You've heard the old sayings: Fail to plan and plan to fail. If you don't know where you're going, you'll end up anywhere.
Those old sayings have a lot of relevance when it comes to law school exams. You need a plan to do well on law school exams. You just can't show up for the exam, read the questions, put pen to paper and expect to do well. Or at least, most students can't. You need a strategy.
You can develop your plan by focusing on three distinct areas--before the exam, during the exam and after the exam. The following are some strategies that you can apply to the process of taking a law school exam. Some of the strategies you applied in undergraduate school, some are common sense, but most concern the unique skills and approaches that you need to succeed in law school.
If your professor gives you any advice or instructions about how to prepare for or take her exam, follow those instructions over any strategies you might read here. This includes any suggestions on exam preparation, the questions you are directed to answer on the exam, and the way in which the professor wants those questions answered.

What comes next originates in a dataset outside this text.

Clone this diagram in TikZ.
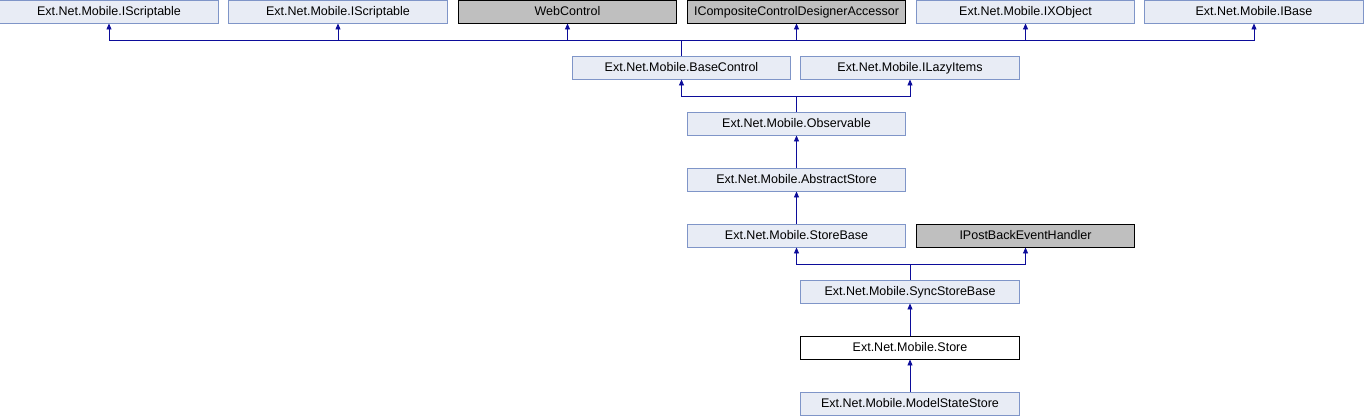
\documentclass[tikz,border=0pt]{standalone}
\usepackage{fontspec}
\setmainfont{Liberation Sans}
\usetikzlibrary{arrows.meta}
\definecolor{boxfill}{HTML}{E8ECF5}
\definecolor{boxline}{HTML}{7F95C8}
\definecolor{extfill}{HTML}{BFBFBF}
\definecolor{edgecol}{HTML}{0C0C9A}
\tikzset{
  cls/.style={draw=boxline, fill=boxfill, line width=0.9pt, minimum width=218.5pt, minimum height=23pt, inner sep=0pt, text height=9pt, text depth=2pt, font=\fontsize{12.5}{14}\selectfont},
  ext/.style={cls, draw=black, fill=extfill},
  cur/.style={cls, draw=black, fill=white},
  edge/.style={draw=edgecol, line width=0.9pt},
  arr/.style={edge, -{Triangle[length=6pt,width=5pt]}},
}
\begin{document}
\begin{tikzpicture}[x=1pt,y=-1pt]
\useasboundingbox (0,0) rectangle (1364,416);
% row 0
\node[cls] (isc1) at (109,11.5) {Ext.Net.Mobile.IScriptable};
\node[cls] (isc2) at (338,11.5) {Ext.Net.Mobile.IScriptable};
\node[ext] (web) at (567.5,11.5) {WebControl};
\node[ext] (icc) at (796.5,11.5) {ICompositeControlDesignerAccessor};
\node[cls] (ixo) at (1025.5,11.5) {Ext.Net.Mobile.IXObject};
\node[cls] (ibase) at (1254,11.5) {Ext.Net.Mobile.IBase};
% row 1
\node[cls] (bc) at (681.5,67.5) {Ext.Net.Mobile.BaseControl};
\node[cls] (ilazy) at (910,67.5) {Ext.Net.Mobile.ILazyItems};
% rows 2..7
\node[cls] (obs) at (796.5,123.5) {Ext.Net.Mobile.Observable};
\node[cls] (abs) at (796.5,179.5) {Ext.Net.Mobile.AbstractStore};
\node[cls] (sb) at (796.5,235.5) {Ext.Net.Mobile.StoreBase};
\node[ext] (ipb) at (1025.5,235.5) {IPostBackEventHandler};
\node[cls] (ssb) at (910,291.5) {Ext.Net.Mobile.SyncStoreBase};
\node[cur] (store) at (910,347.5) {Ext.Net.Mobile.Store};
\node[cls] (mss) at (910,403.5) {Ext.Net.Mobile.ModelStateStore};
% junctions
\coordinate (j0) at (681.5,40);
\coordinate (j1) at (796.5,96);
\coordinate (j4) at (910,264);
% BaseControl parents
\draw[edge] (bc.north) -- (j0);
\foreach \p in {isc1,isc2,web,icc,ixo,ibase}
  \draw[arr] (j0) -| (\p.south);
% Observable parents
\draw[edge] (obs.north) -- (j1);
\foreach \p in {bc,ilazy}
  \draw[arr] (j1) -| (\p.south);
% chain
\draw[arr] (abs.north) -- (obs.south);
\draw[arr] (sb.north) -- (abs.south);
% SyncStoreBase parents
\draw[edge] (ssb.north) -- (j4);
\foreach \p in {sb,ipb}
  \draw[arr] (j4) -| (\p.south);
\draw[arr] (store.north) -- (ssb.south);
\draw[arr] (mss.north) -- (store.south);
\end{tikzpicture}
\end{document}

See the following pages for more information
Adapted and revised from presentations by Professor Ruth Gordon, Professor Leonard Packel, and Sheilah Vance, former Assistant Dean for Academic Support, at Villanova University School of Law, November 16, 2001, at a study skills workshop titled, "Successful Exam-Taking Strategies," and on articles on exam-taking techniques by Ruta Stropus, Director of Academic Support, and Charlotte Taylor, Assistant Dean for Multicultural Affairs and former Assistant Director of Academic Support, at DePaul University School of Law, and Linda Feldman, Director of Educational Services at Brooklyn Law School.

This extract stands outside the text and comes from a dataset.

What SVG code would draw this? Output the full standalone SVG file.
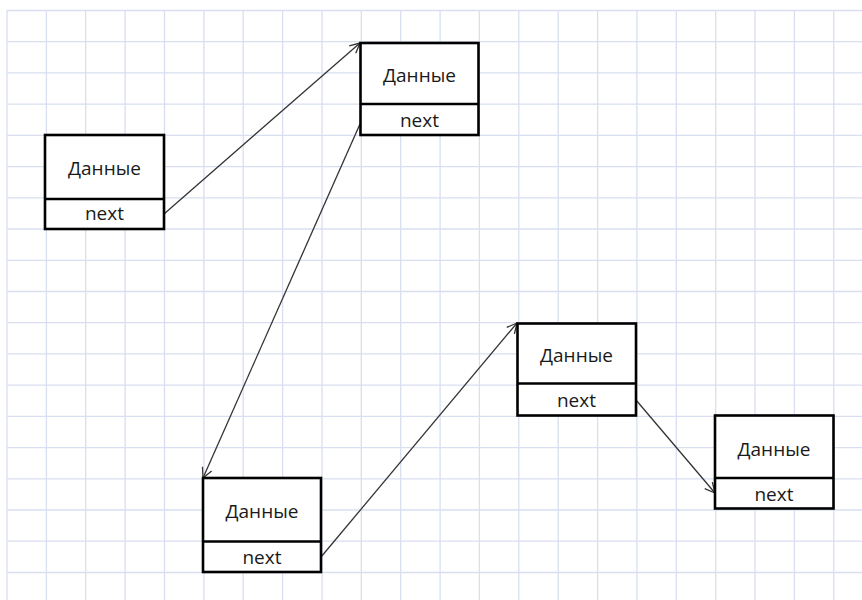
<svg xmlns="http://www.w3.org/2000/svg" width="862" height="600" viewBox="0 0 862 600">
<defs>
<style>
.grid line{stroke:#d9dff0;stroke-width:1.3}
.box rect{fill:#fff;stroke:#000;stroke-width:2.6}
.box line{stroke:#000;stroke-width:2.6}
.box text{font-family:"Open Sans","Liberation Sans",sans-serif;font-size:19px;fill:#1a1a1a;text-anchor:middle}
.conn line{stroke:#333;stroke-width:1.3;fill:none;marker-end:url(#arr)}
</style>
<marker id="arr" viewBox="0 0 12 12" refX="11" refY="6" markerWidth="12" markerHeight="12" markerUnits="userSpaceOnUse" orient="auto">
<path d="M1,1 L11,6 L1,11" fill="none" stroke="#333" stroke-width="1.3"/>
</marker>
</defs>
<rect width="862" height="600" fill="#fff"/>
<g class="grid">
<line x1="7" y1="10" x2="7" y2="600"/><line x1="46.4" y1="10" x2="46.4" y2="600"/><line x1="85.7" y1="10" x2="85.7" y2="600"/><line x1="125.1" y1="10" x2="125.1" y2="600"/><line x1="164.5" y1="10" x2="164.5" y2="600"/><line x1="203.9" y1="10" x2="203.9" y2="600"/><line x1="243.2" y1="10" x2="243.2" y2="600"/><line x1="282.6" y1="10" x2="282.6" y2="600"/><line x1="322" y1="10" x2="322" y2="600"/><line x1="361.3" y1="10" x2="361.3" y2="600"/><line x1="400.7" y1="10" x2="400.7" y2="600"/><line x1="440.1" y1="10" x2="440.1" y2="600"/><line x1="479.4" y1="10" x2="479.4" y2="600"/><line x1="518.8" y1="10" x2="518.8" y2="600"/><line x1="558.2" y1="10" x2="558.2" y2="600"/><line x1="597.6" y1="10" x2="597.6" y2="600"/><line x1="636.9" y1="10" x2="636.9" y2="600"/><line x1="676.3" y1="10" x2="676.3" y2="600"/><line x1="715.7" y1="10" x2="715.7" y2="600"/><line x1="755" y1="10" x2="755" y2="600"/><line x1="794.4" y1="10" x2="794.4" y2="600"/><line x1="833.8" y1="10" x2="833.8" y2="600"/>
<line x1="7" y1="10.5" x2="862" y2="10.5"/><line x1="7" y1="41.7" x2="862" y2="41.7"/><line x1="7" y1="72.9" x2="862" y2="72.9"/><line x1="7" y1="104.2" x2="862" y2="104.2"/><line x1="7" y1="135.4" x2="862" y2="135.4"/><line x1="7" y1="166.6" x2="862" y2="166.6"/><line x1="7" y1="197.8" x2="862" y2="197.8"/><line x1="7" y1="229" x2="862" y2="229"/><line x1="7" y1="260.3" x2="862" y2="260.3"/><line x1="7" y1="291.5" x2="862" y2="291.5"/><line x1="7" y1="322.7" x2="862" y2="322.7"/><line x1="7" y1="353.9" x2="862" y2="353.9"/><line x1="7" y1="385.1" x2="862" y2="385.1"/><line x1="7" y1="416.4" x2="862" y2="416.4"/><line x1="7" y1="447.6" x2="862" y2="447.6"/><line x1="7" y1="478.8" x2="862" y2="478.8"/><line x1="7" y1="510" x2="862" y2="510"/><line x1="7" y1="541.2" x2="862" y2="541.2"/><line x1="7" y1="572.5" x2="862" y2="572.5"/>
</g>
<g class="conn">
<line x1="164" y1="214" x2="360" y2="43"/>
<line x1="360" y1="124" x2="203" y2="478"/>
<line x1="321" y1="557" x2="517" y2="323"/>
<line x1="636" y1="400" x2="715" y2="493"/>
</g>
<g id="node1" class="box">
<rect x="45" y="135" width="119" height="94"/>
<line x1="45" y1="199" x2="164" y2="199"/>
<text x="104.5" y="175">Данные</text>
<text x="104.5" y="220">next</text>
</g>
<g id="node2" class="box">
<rect x="360.5" y="43" width="118" height="92"/>
<line x1="360.5" y1="104" x2="478.5" y2="104"/>
<text x="419.5" y="82">Данные</text>
<text x="419.5" y="127">next</text>
</g>
<g id="node3" class="box">
<rect x="203" y="478" width="118" height="94"/>
<line x1="203" y1="541.5" x2="321" y2="541.5"/>
<text x="262" y="518">Данные</text>
<text x="262" y="564">next</text>
</g>
<g id="node4" class="box">
<rect x="517.5" y="323.5" width="118.5" height="92"/>
<line x1="517.5" y1="383.5" x2="636" y2="383.5"/>
<text x="576.5" y="362">Данные</text>
<text x="576.5" y="407">next</text>
</g>
<g id="node5" class="box">
<rect x="715" y="415.5" width="118.5" height="93"/>
<line x1="715" y1="478" x2="833.5" y2="478"/>
<text x="774" y="456">Данные</text>
<text x="774" y="501">next</text>
</g>
</svg>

Physical and Emotional Health
It goes without saying, that you want to be in top form for your exams.
- Don't cram until the last minute.
- High mental anxiety can prevent you from achieving at your best, and it can also work its way out in your body in any range of physical ailments from headaches to backaches to stomachaches to colds.
- Get enough sleep.
- Eat nourishing meals.
- Exercise to keep your body and mind sharp.

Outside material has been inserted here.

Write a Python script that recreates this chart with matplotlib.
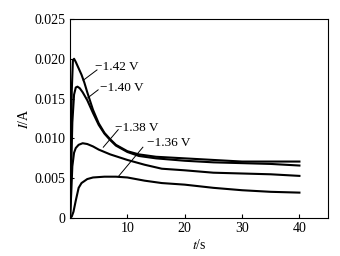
import matplotlib
matplotlib.use("Agg")
import matplotlib.pyplot as plt

# current transients at four potentials
t_142 = [0, 0.15, 0.3, 0.5, 0.7, 1.0, 1.5, 2, 2.5, 3, 4, 5, 6, 7, 8, 10, 12, 15, 20, 25, 30, 35, 40]
i_142 = [0, 0.008, 0.016, 0.0198, 0.0200, 0.0196, 0.0188, 0.0180, 0.0170, 0.0158, 0.0136, 0.0119,
         0.0107, 0.0099, 0.0092, 0.0084, 0.0080, 0.0077, 0.0075, 0.0073, 0.0071, 0.0071, 0.0071]

t_140 = [0, 0.2, 0.4, 0.7, 1.0, 1.3, 1.7, 2.2, 3, 4, 5, 6, 7, 8, 10, 12, 15, 20, 25, 30, 35, 40]
i_140 = [0, 0.006, 0.012, 0.0155, 0.0164, 0.0165, 0.0163, 0.0158, 0.0148, 0.0132, 0.0117, 0.0106,
         0.0098, 0.0091, 0.0083, 0.0078, 0.0075, 0.0072, 0.0070, 0.0069, 0.0068, 0.0066]

t_138 = [0, 0.2, 0.4, 0.7, 1.0, 1.5, 2.2, 3, 4, 5, 7, 10, 13, 16, 20, 25, 30, 35, 40]
i_138 = [0, 0.003, 0.0065, 0.0082, 0.0088, 0.0092, 0.0094, 0.0093, 0.0090, 0.0086, 0.0080, 0.0073,
         0.0067, 0.0062, 0.0060, 0.0057, 0.0056, 0.0055, 0.0053]

t_136 = [0, 0.3, 0.6, 1.0, 1.5, 2, 3, 4, 6, 8, 10, 13, 16, 20, 25, 30, 35, 40]
i_136 = [0, 0.0002, 0.0008, 0.0022, 0.0038, 0.0044, 0.0049, 0.0051, 0.0052, 0.0052, 0.0051, 0.0047,
         0.0044, 0.0042, 0.0038, 0.0035, 0.0033, 0.0032]

# label text, text anchor (t, I), leader line from -> to
labels = ["\u22121.42 V", "\u22121.40 V", "\u22121.38 V", "\u22121.36 V"]
label_pos = [(4.4, 0.0190), (5.2, 0.0163), (7.9, 0.0113), (13.4, 0.0094)]
leaders = [((4.7, 0.0186), (2.3, 0.0173)),
           ((4.9, 0.0161), (3.1, 0.0151)),
           ((8.4, 0.0111), (5.8, 0.0089)),
           ((12.7, 0.0089), (8.4, 0.0052))]

plt.rcParams["font.family"] = ["Liberation Serif", "DejaVu Serif"]
plt.rcParams["mathtext.fontset"] = "stix"

fig = plt.figure(figsize=(3.4, 2.56), dpi=100)
ax = fig.add_axes([0.206, 0.148, 0.759, 0.778])

for t, i in [(t_142, i_142), (t_140, i_140), (t_138, i_138), (t_136, i_136)]:
    ax.plot(t, i, color="black", lw=1.5)

for txt, (x, y), (p0, p1) in zip(labels, label_pos, leaders):
    ax.text(x, y, txt, fontsize=9.5, ha="left", va="center")
    ax.plot([p0[0], p1[0]], [p0[1], p1[1]], color="black", lw=0.7)

ax.set_xlim(0, 45)
ax.set_ylim(0, 0.025)
ax.set_xticks([10, 20, 30, 40])
ax.set_yticks([0, 0.005, 0.010, 0.015, 0.020, 0.025])
ax.set_yticklabels(["0", "0.005", "0.010", "0.015", "0.020", "0.025"])
ax.tick_params(direction="in", length=3, width=0.8, labelsize=10, pad=3)
for s in ax.spines.values():
    s.set_linewidth(0.8)

ax.set_xlabel("$t$/s", fontsize=10, labelpad=2)
ax.set_ylabel("$I$/A", fontsize=10, labelpad=3)

fig.savefig("out.png", dpi=100)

- If your mind starts to wander, and anxiety, worry and fear start filling up the places where sharp analysis and memory should be, reclaim your mind.
One of the best ways to calm yourself down and refocus your mind is to breathe deeply!
- When we're stressed or worried, we stop breathing or we take shallow breaths.
- Breathe deeply for 10 minutes, focusing on every breath in and out.
- After 10 minutes, you'll feel some of the benefits of a more relaxed body and mind.
- After about 20 minutes, your blood pressure and heart rate will be regulated, energy-building endorphins will flow into your system, your mind will clear up, and your recall will improve.
Even given the above, sometimes you get sick. If a serious illness prevents you from taking or arises during an exam, check the student handbook for what you should do.